Neural Style Transfer

A method that synthesizes a new image by optimizing or generating pixels so they match the content representations of one image and the style (correlation) statistics of another within a pretrained convolutional network.

Neural style transfer leverages feature representations learned by deep convolutional networks to disentangle high-level content (spatial layout and object structure) from low-level style (textures, color palettes, local correlations). The canonical formulation (Gatys et al., 2015) defines a content loss on selected feature activations and a style loss on Gram matrices (feature‑map correlations) computed across layers of a pretrained network (typically VGG), then either optimizes the pixels of an output image to minimize a weighted sum of these losses or trains a feedforward generator to approximate that optimization. This formulation made explicit that statistics of mid- and high-level features encode perceptual style and enabled practical variants: optimization-based transfer (high-quality but slow), feedforward/texture‑network approaches (real‑time at inference, trained to minimize perceptual losses), and later methods for arbitrary-style transfer, multi-style conditioning, and temporally consistent video stylization. Key technical considerations for experts include choice of layers and weights for content/style losses, use of Gram matrix vs. instance/adaptive normalization for style representation, trade-offs between perceptual fidelity and speed, and extensions integrating adversarial losses, spatial control, and domain adaptation.

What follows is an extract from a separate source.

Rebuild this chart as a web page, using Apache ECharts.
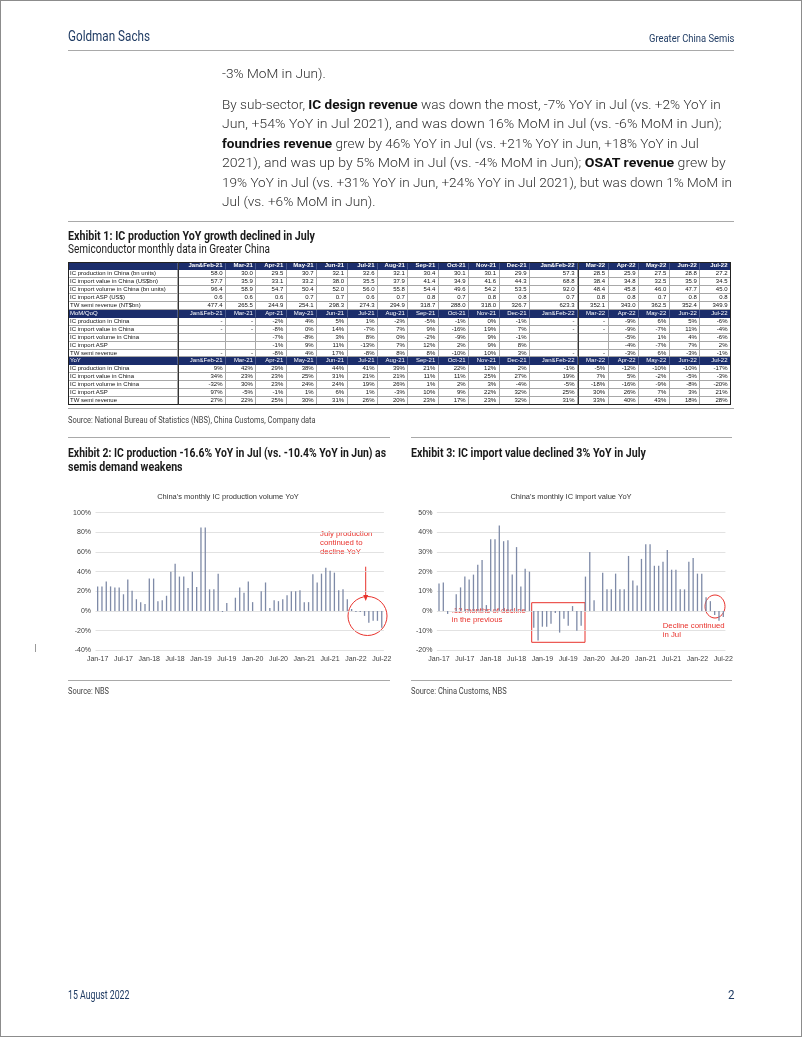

First introduced in 2015 by Gatys, Ecker, and Bethge; it became widely popular in 2015–2016 as both the optimization-based method and fast feedforward approximations made high-quality artistic stylization practical and spawned many mobile and research applications.

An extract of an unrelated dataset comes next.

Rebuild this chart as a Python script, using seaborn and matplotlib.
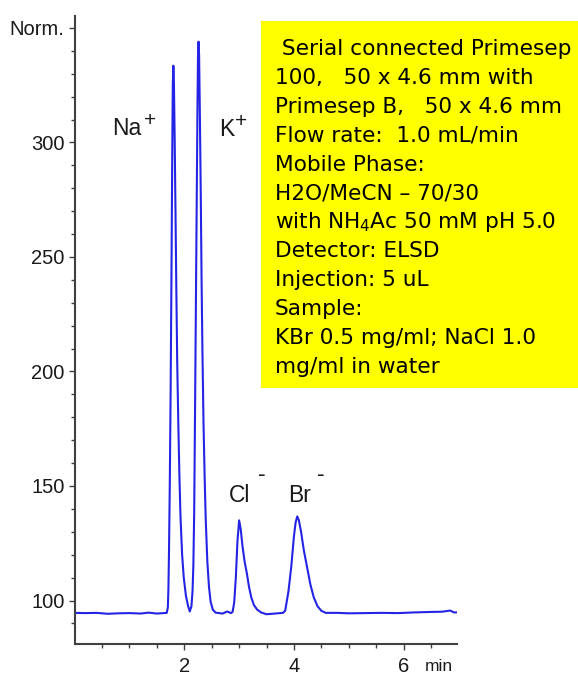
import numpy as np
import pandas as pd
import matplotlib
matplotlib.use("Agg")
import matplotlib.pyplot as plt
import seaborn as sns
from matplotlib.patches import Rectangle

# chromatogram trace (min, Norm.)
time_min = [0.00, 0.20, 0.40, 0.60, 0.80, 1.00, 1.20, 1.35, 1.50, 1.68,
            1.70, 1.71, 1.72, 1.735, 1.75, 1.765, 1.78, 1.79, 1.80, 1.81,
            1.825, 1.84, 1.855, 1.87, 1.89, 1.91, 1.93, 1.96, 1.99, 2.03,
            2.07, 2.10, 2.13, 2.15, 2.165, 2.18, 2.195, 2.21, 2.225, 2.24,
            2.25, 2.26, 2.27, 2.285, 2.30, 2.315, 2.33, 2.35, 2.37, 2.39,
            2.42, 2.45, 2.48, 2.52, 2.57, 2.70, 2.78, 2.85, 2.88, 2.91,
            2.94, 2.97, 3.00, 3.03, 3.06, 3.10, 3.14, 3.18, 3.22, 3.27,
            3.33, 3.40, 3.50, 3.65, 3.80, 3.84, 3.90, 3.95, 4.00, 4.03,
            4.06, 4.09, 4.13, 4.18, 4.24, 4.30, 4.36, 4.43, 4.50, 4.58,
            4.80, 5.00, 5.30, 5.60, 5.90, 6.20, 6.50, 6.70, 6.85, 6.92, 6.97]
signal = [94.6, 94.5, 94.6, 94.2, 94.4, 94.5, 94.3, 94.7, 94.3, 94.6,
          97, 105, 120, 150, 190, 240, 295, 325, 333.5, 327,
          300, 268, 235, 205, 178, 155, 137, 120, 110, 102,
          97.5, 95.2, 97.5, 104, 115, 138, 180, 225, 270, 315,
          338, 344, 338, 310, 278, 240, 210, 178, 155, 136,
          117, 106, 99.5, 96, 94.7, 94.3, 95.2, 94.5, 95, 99,
          110, 126, 135, 131, 124, 117, 112, 106, 101.5, 98,
          96, 94.8, 94.0, 94.3, 94.6, 95.5, 104, 114.5, 128, 134,
          136.7, 135, 130, 122, 114.5, 107, 101.5, 97.5, 95.5, 94.6,
          94.6, 94.4, 94.5, 94.6, 94.5, 94.8, 95.0, 95.1, 95.6, 94.8, 94.8]

# peak labels
peak_names = ["Na", "K", "Cl", "Br"]
peak_x = [0.68, 2.63, 2.82, 3.90]
peak_y = [303.3, 302.8, 143.1, 143.1]
charge = ["+", "+", "-", "-"]
charge_x = [1.27, 2.93, 3.35, 4.42]
charge_y = [309.4, 309.0, 155.2, 155.2]

box_lines = [" Serial connected Primesep",
             "100,   50 x 4.6 mm with",
             "Primesep B,   50 x 4.6 mm",
             "Flow rate:  1.0 mL/min",
             "Mobile Phase:",
             "H2O/MeCN \u2013 70/30",
             "with NH$_4$Ac 50 mM pH 5.0",
             "Detector: ELSD",
             "Injection: 5 uL",
             "Sample:",
             "KBr 0.5 mg/ml; NaCl 1.0",
             "mg/ml in water"]

ytick_vals = [100, 150, 200, 250, 300, 350]
ytick_labels = ["100", "150", "200", "250", "300", "Norm."]
xtick_vals = [2, 4, 6]

sns.set_theme(style="ticks")
plt.rcParams["font.family"] = ["Liberation Sans", "DejaVu Sans"]

df = pd.DataFrame({"time": time_min, "signal": signal})

fig = plt.figure(figsize=(5.78, 6.75), dpi=100)
ax = fig.add_axes([0.1292, 0.0459, 0.661, 0.9297])
sns.lineplot(data=df, x="time", y="signal", ax=ax, color="#2424e6",
             lw=1.5, estimator=None, sort=False)

ax.set_xlim(0, 6.97)
ax.set_ylim(81, 355)
ax.set_xticks(xtick_vals)
ax.set_xticklabels([str(v) for v in xtick_vals])
ax.set_xticks(np.arange(0.5, 7.0, 0.5), minor=True)
ax.set_yticks(ytick_vals)
ax.set_yticklabels(ytick_labels)
ax.set_yticks(np.arange(90, 355, 10), minor=True)
ax.set_xlabel("")
ax.set_ylabel("")
sns.despine(ax=ax)
for s in ["left", "bottom"]:
    ax.spines[s].set_color("#404040")
    ax.spines[s].set_linewidth(1.5)
ax.tick_params(which="major", length=4.3, width=1, color="#404040",
               labelsize=14.5, labelcolor="#1a1a1a")
ax.tick_params(which="minor", length=2.9, width=1, color="#404040")
ax.tick_params(axis="x", which="major", pad=5)
ax.tick_params(axis="y", which="major", pad=3)

for name, x, y in zip(peak_names, peak_x, peak_y):
    ax.text(x, y, name, fontsize=16.5, ha="left", va="baseline", color="#1a1a1a")
for c, x, y in zip(charge, charge_x, charge_y):
    ax.text(x, y, c, fontsize=16.5 if c == "-" else 15, ha="left",
            va="center", color="#1a1a1a")

fig.text(425 / 578, 1 - 671 / 675, "min", fontsize=12.5, ha="left",
         va="baseline", color="#1a1a1a")

# yellow conditions box
fig.add_artist(Rectangle((261 / 578, 1 - 388 / 675), (578 - 261) / 578,
                         (388 - 21) / 675, transform=fig.transFigure,
                         facecolor="#ffff00", edgecolor="none"))
for i, line in enumerate(box_lines):
    fig.text(275 / 578, 1 - (55 + i * 28.9) / 675, line, fontsize=15.6,
             family="DejaVu Sans", ha="left", va="baseline", color="black")

fig.savefig("out.png", dpi=100)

Key contributors include Leon A. Gatys, Alexander S. Ecker, and Matthias Bethge (original neural algorithm of artistic style, 2015); Justin Johnson, Alexandre Alahi, and Li Fei‑Fei (perceptual loss / feedforward transfer, 2016); Dmitry Ulyanov, Andrea Vedaldi, and Victor Lempitsky (texture networks / real-time approaches, 2016); Xun Huang and Serge Belongie (AdaIN for arbitrary real‑time transfer, 2017); Dumoulin, Shlens, and LeCun (conditional instance normalization for multi‑style models); and foundational contributors to the feature spaces used, notably Simonyan & Zisserman (VGG networks). Earlier non‑neural predecessors such as Hertzmann et al.'s image analogies (2001) also influenced the conceptual lineage.